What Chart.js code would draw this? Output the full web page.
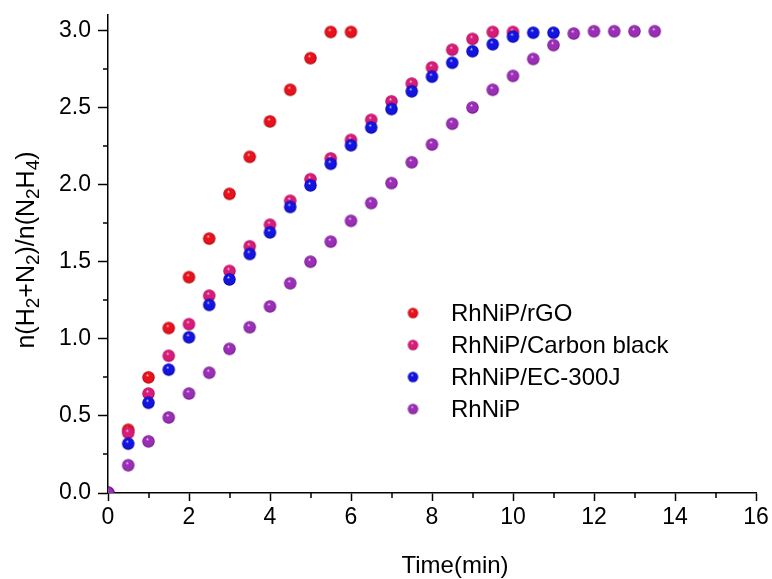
<!DOCTYPE html>
<html>
<head>
<meta charset="utf-8">
<script src="https://cdn.jsdelivr.net/npm/chart.js@4.4.1/dist/chart.umd.min.js"></script>
<style>
  html, body { margin: 0; padding: 0; background: #fff; }
  #wrap { width: 772px; height: 579px; }
</style>
</head>
<body>
<div id="wrap"><canvas id="Chart" width="772" height="579"></canvas></div>
<script>
// Data: time in minutes, 0.5 min steps
var seriesNames = ['RhNiP/rGO', 'RhNiP/Carbon black', 'RhNiP/EC-300J', 'RhNiP'];
var timeStep = 0.5;
var rGO = [0, 0.41, 0.75, 1.07, 1.40, 1.65, 1.94, 2.18, 2.41, 2.615, 2.82, 2.99, 2.99];
var carbonBlack = [0, 0.39, 0.645, 0.89, 1.095, 1.28, 1.44, 1.60, 1.74, 1.895, 2.035, 2.17, 2.29,
    2.42, 2.54, 2.655, 2.76, 2.875, 2.945, 2.99, 2.99];
var ec300j = [0, 0.32, 0.585, 0.80, 1.01, 1.22, 1.385, 1.55, 1.69, 1.855, 1.995, 2.135, 2.255,
    2.37, 2.49, 2.605, 2.70, 2.79, 2.865, 2.91, 2.96, 2.985, 2.985];
var rhnip = [0, 0.18, 0.335, 0.49, 0.645, 0.78, 0.935, 1.075, 1.21, 1.36, 1.50, 1.63, 1.765,
    1.88, 2.01, 2.145, 2.26, 2.395, 2.50, 2.615, 2.705, 2.815, 2.905, 2.98, 2.995, 2.995, 2.995, 2.995];
var xTicks = [0, 2, 4, 6, 8, 10, 12, 14, 16];
var yTicks = [0.0, 0.5, 1.0, 1.5, 2.0, 2.5, 3.0];

var colors = ['#e8121c', '#d81a78', '#1414e0', '#9a2fb6'];
var darks = ['#a00008', '#980a50', '#00009a', '#68107e'];
var FONT = '"Liberation Sans", Arial, sans-serif';

// shaded ball used as point marker
function ball(color, dark, r) {
    var c = document.createElement('canvas');
    var s = Math.ceil(r * 2) + 2;
    c.width = s; c.height = s;
    var g = c.getContext('2d');
    var cx = s / 2, cy = s / 2;
    var grad = g.createRadialGradient(cx - r * 0.2, cy - r * 0.4, 0, cx, cy, r);
    grad.addColorStop(0, '#ffffff');
    grad.addColorStop(0.25, color);
    grad.addColorStop(0.8, color);
    grad.addColorStop(1, dark);
    g.fillStyle = grad;
    g.beginPath();
    g.arc(cx, cy, r, 0, Math.PI * 2);
    g.fill();
    return c;
}

function toPoints(vals) {
    return vals.map(function (v, i) { return { x: i * timeStep, y: v }; });
}

var allValues = [rGO, carbonBlack, ec300j, rhnip];
var datasets = allValues.map(function (vals, i) {
    return {
        label: seriesNames[i],
        data: toPoints(vals),
        pointStyle: ball(colors[i], darks[i], 6.2),
        pointRadius: 6,
        showLine: false,
        order: 4 - i,
        legendBall: ball(colors[i], darks[i], 5.2)
    };
});

// draw text pieces, subscripts smaller and lowered
function drawParts(ctx, parts, x, y, big, small) {
    parts.forEach(function (p) {
        ctx.font = (p[1] ? small : big) + 'px ' + FONT;
        ctx.fillText(p[0], x, y + (p[1] ? 5 : 0));
        x += ctx.measureText(p[0]).width;
    });
}
function partsWidth(ctx, parts, big, small) {
    var w = 0;
    parts.forEach(function (p) {
        ctx.font = (p[1] ? small : big) + 'px ' + FONT;
        w += ctx.measureText(p[0]).width;
    });
    return w;
}

// minor ticks, axis titles and legend inside the plot
var extras = {
    id: 'extras',
    afterDraw: function (chart) {
        var ctx = chart.ctx;
        var xs = chart.scales.x, ys = chart.scales.y;
        var a = chart.chartArea;
        ctx.save();
        ctx.strokeStyle = '#000';
        ctx.lineWidth = 1.5;
        ctx.beginPath();
        for (var v = 1; v < 16; v += 2) {
            var px = Math.round(xs.getPixelForValue(v));
            ctx.moveTo(px, a.bottom);
            ctx.lineTo(px, a.bottom + 5);
        }
        for (var w = 0.25; w < 3.1; w += 0.5) {
            var py = Math.round(ys.getPixelForValue(w));
            ctx.moveTo(a.left, py);
            ctx.lineTo(a.left - 5, py);
        }
        ctx.stroke();

        ctx.fillStyle = '#000';
        ctx.textBaseline = 'alphabetic';

        // x title
        ctx.font = '24px ' + FONT;
        ctx.textAlign = 'center';
        ctx.fillText('Time(min)', 455, 573);

        // y title with subscripts
        var parts = [['n(H', 0], ['2', 1], ['+N', 0], ['2', 1], [')/n(N', 0], ['2', 1], ['H', 0], ['4', 1], [')', 0]];
        ctx.textAlign = 'left';
        var tw = partsWidth(ctx, parts, 25, 19);
        ctx.save();
        ctx.translate(34, 250);
        ctx.rotate(-Math.PI / 2);
        drawParts(ctx, parts, -tw / 2, 0, 25, 19);
        ctx.restore();

        // legend
        ctx.font = '24px ' + FONT;
        ctx.textBaseline = 'middle';
        var lx = 413, ly = 313;
        chart.data.datasets.forEach(function (ds, i) {
            var y = ly + i * 32;
            var img = ds.legendBall;
            ctx.drawImage(img, lx - img.width / 2, y - img.height / 2);
            ctx.fillText(ds.label, 451, y + 1);
        });
        ctx.restore();
    }
};

var config = {
    type: 'scatter',
    data: { datasets: datasets },
    options: {
        responsive: false,
        animation: false,
        layout: { padding: { top: 15, right: 16, left: 0, bottom: 0 } },
        plugins: {
            legend: { display: false },
            tooltip: { enabled: false }
        },
        scales: {
            x: {
                type: 'linear',
                min: 0,
                max: 16,
                afterBuildTicks: function (s) { s.ticks = xTicks.map(function (v) { return { value: v }; }); },
                afterFit: function (s) { s.height = 86; },
                grid: { drawOnChartArea: false, tickLength: 8, tickColor: '#000', tickWidth: 1.5 },
                border: { color: '#000', width: 1.5 },
                ticks: {
                    color: '#000', padding: 3, maxRotation: 0,
                    font: { family: FONT, size: 23 }
                }
            },
            y: {
                type: 'linear',
                min: 0,
                max: 3.1,
                afterBuildTicks: function (s) { s.ticks = yTicks.map(function (v) { return { value: v }; }); },
                afterFit: function (s) { s.width = 108; s.paddingTop = 0; s.paddingBottom = 0; },
                grid: { drawOnChartArea: false, tickLength: 10, tickColor: '#000', tickWidth: 1.5 },
                border: { color: '#000', width: 1.5 },
                ticks: {
                    color: '#000', padding: 7,
                    callback: function (v) { return v.toFixed(1); },
                    font: { family: FONT, size: 23 }
                }
            }
        }
    },
    plugins: [extras]
};

var ctx = document.getElementById('Chart').getContext('2d');
var myChart = new Chart(ctx, config);
</script>
</body>
</html>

> **WHAT THE EXERCISE ASKS**: Repeat all of the data above word for word, minus the pictures.

> **RESULT**:
What Chart.js code would draw this? Output the full web page.
<!DOCTYPE html>
<html>
<head>
<meta charset="utf-8">
<script src="https://cdn.jsdelivr.net/npm/chart.js@4.4.1/dist/chart.umd.min.js"></script>
<style>
  html, body { margin: 0; padding: 0; background: #fff; }
  #wrap { width: 772px; height: 579px; }
</style>
</head>
<body>
<div id="wrap"><canvas id="Chart" width="772" height="579"></canvas></div>
<script>
// Data: time in minutes, 0.5 min steps
var seriesNames = ['RhNiP/rGO', 'RhNiP/Carbon black', 'RhNiP/EC-300J', 'RhNiP'];
var timeStep = 0.5;
var rGO = [0, 0.41, 0.75, 1.07, 1.40, 1.65, 1.94, 2.18, 2.41, 2.615, 2.82, 2.99, 2.99];
var carbonBlack = [0, 0.39, 0.645, 0.89, 1.095, 1.28, 1.44, 1.60, 1.74, 1.895, 2.035, 2.17, 2.29,
    2.42, 2.54, 2.655, 2.76, 2.875, 2.945, 2.99, 2.99];
var ec300j = [0, 0.32, 0.585, 0.80, 1.01, 1.22, 1.385, 1.55, 1.69, 1.855, 1.995, 2.135, 2.255,
    2.37, 2.49, 2.605, 2.70, 2.79, 2.865, 2.91, 2.96, 2.985, 2.985];
var rhnip = [0, 0.18, 0.335, 0.49, 0.645, 0.78, 0.935, 1.075, 1.21, 1.36, 1.50, 1.63, 1.765,
    1.88, 2.01, 2.145, 2.26, 2.395, 2.50, 2.615, 2.705, 2.815, 2.905, 2.98, 2.995, 2.995, 2.995, 2.995];
var xTicks = [0, 2, 4, 6, 8, 10, 12, 14, 16];
var yTicks = [0.0, 0.5, 1.0, 1.5, 2.0, 2.5, 3.0];

var colors = ['#e8121c', '#d81a78', '#1414e0', '#9a2fb6'];
var darks = ['#a00008', '#980a50', '#00009a', '#68107e'];
var FONT = '"Liberation Sans", Arial, sans-serif';

// shaded ball used as point marker
function ball(color, dark, r) {
    var c = document.createElement('canvas');
    var s = Math.ceil(r * 2) + 2;
    c.width = s; c.height = s;
    var g = c.getContext('2d');
    var cx = s / 2, cy = s / 2;
    var grad = g.createRadialGradient(cx - r * 0.2, cy - r * 0.4, 0, cx, cy, r);
    grad.addColorStop(0, '#ffffff');
    grad.addColorStop(0.25, color);
    grad.addColorStop(0.8, color);
    grad.addColorStop(1, dark);
    g.fillStyle = grad;
    g.beginPath();
    g.arc(cx, cy, r, 0, Math.PI * 2);
    g.fill();
    return c;
}

function toPoints(vals) {
    return vals.map(function (v, i) { return { x: i * timeStep, y: v }; });
}

var allValues = [rGO, carbonBlack, ec300j, rhnip];
var datasets = allValues.map(function (vals, i) {
    return {
        label: seriesNames[i],
        data: toPoints(vals),
        pointStyle: ball(colors[i], darks[i], 6.2),
        pointRadius: 6,
        showLine: false,
        order: 4 - i,
        legendBall: ball(colors[i], darks[i], 5.2)
    };
});

// draw text pieces, subscripts smaller and lowered
function drawParts(ctx, parts, x, y, big, small) {
    parts.forEach(function (p) {
        ctx.font = (p[1] ? small : big) + 'px ' + FONT;
        ctx.fillText(p[0], x, y + (p[1] ? 5 : 0));
        x += ctx.measureText(p[0]).width;
    });
}
function partsWidth(ctx, parts, big, small) {
    var w = 0;
    parts.forEach(function (p) {
        ctx.font = (p[1] ? small : big) + 'px ' + FONT;
        w += ctx.measureText(p[0]).width;
    });
    return w;
}

// minor ticks, axis titles and legend inside the plot
var extras = {
    id: 'extras',
    afterDraw: function (chart) {
        var ctx = chart.ctx;
        var xs = chart.scales.x, ys = chart.scales.y;
        var a = chart.chartArea;
        ctx.save();
        ctx.strokeStyle = '#000';
        ctx.lineWidth = 1.5;
        ctx.beginPath();
        for (var v = 1; v < 16; v += 2) {
            var px = Math.round(xs.getPixelForValue(v));
            ctx.moveTo(px, a.bottom);
            ctx.lineTo(px, a.bottom + 5);
        }
        for (var w = 0.25; w < 3.1; w += 0.5) {
            var py = Math.round(ys.getPixelForValue(w));
            ctx.moveTo(a.left, py);
            ctx.lineTo(a.left - 5, py);
        }
        ctx.stroke();

        ctx.fillStyle = '#000';
        ctx.textBaseline = 'alphabetic';

        // x title
        ctx.font = '24px ' + FONT;
        ctx.textAlign = 'center';
        ctx.fillText('Time(min)', 455, 573);

        // y title with subscripts
        var parts = [['n(H', 0], ['2', 1], ['+N', 0], ['2', 1], [')/n(N', 0], ['2', 1], ['H', 0], ['4', 1], [')', 0]];
        ctx.textAlign = 'left';
        var tw = partsWidth(ctx, parts, 25, 19);
        ctx.save();
        ctx.translate(34, 250);
        ctx.rotate(-Math.PI / 2);
        drawParts(ctx, parts, -tw / 2, 0, 25, 19);
        ctx.restore();

        // legend
        ctx.font = '24px ' + FONT;
        ctx.textBaseline = 'middle';
        var lx = 413, ly = 313;
        chart.data.datasets.forEach(function (ds, i) {
            var y = ly + i * 32;
            var img = ds.legendBall;
            ctx.drawImage(img, lx - img.width / 2, y - img.height / 2);
            ctx.fillText(ds.label, 451, y + 1);
        });
        ctx.restore();
    }
};

var config = {
    type: 'scatter',
    data: { datasets: datasets },
    options: {
        responsive: false,
        animation: false,
        layout: { padding: { top: 15, right: 16, left: 0, bottom: 0 } },
        plugins: {
            legend: { display: false },
            tooltip: { enabled: false }
        },
        scales: {
            x: {
                type: 'linear',
                min: 0,
                max: 16,
                afterBuildTicks: function (s) { s.ticks = xTicks.map(function (v) { return { value: v }; }); },
                afterFit: function (s) { s.height = 86; },
                grid: { drawOnChartArea: false, tickLength: 8, tickColor: '#000', tickWidth: 1.5 },
                border: { color: '#000', width: 1.5 },
                ticks: {
                    color: '#000', padding: 3, maxRotation: 0,
                    font: { family: FONT, size: 23 }
                }
            },
            y: {
                type: 'linear',
                min: 0,
                max: 3.1,
                afterBuildTicks: function (s) { s.ticks = yTicks.map(function (v) { return { value: v }; }); },
                afterFit: function (s) { s.width = 108; s.paddingTop = 0; s.paddingBottom = 0; },
                grid: { drawOnChartArea: false, tickLength: 10, tickColor: '#000', tickWidth: 1.5 },
                border: { color: '#000', width: 1.5 },
                ticks: {
                    color: '#000', padding: 7,
                    callback: function (v) { return v.toFixed(1); },
                    font: { family: FONT, size: 23 }
                }
            }
        }
    },
    plugins: [extras]
};

var ctx = document.getElementById('Chart').getContext('2d');
var myChart = new Chart(ctx, config);
</script>
</body>
</html>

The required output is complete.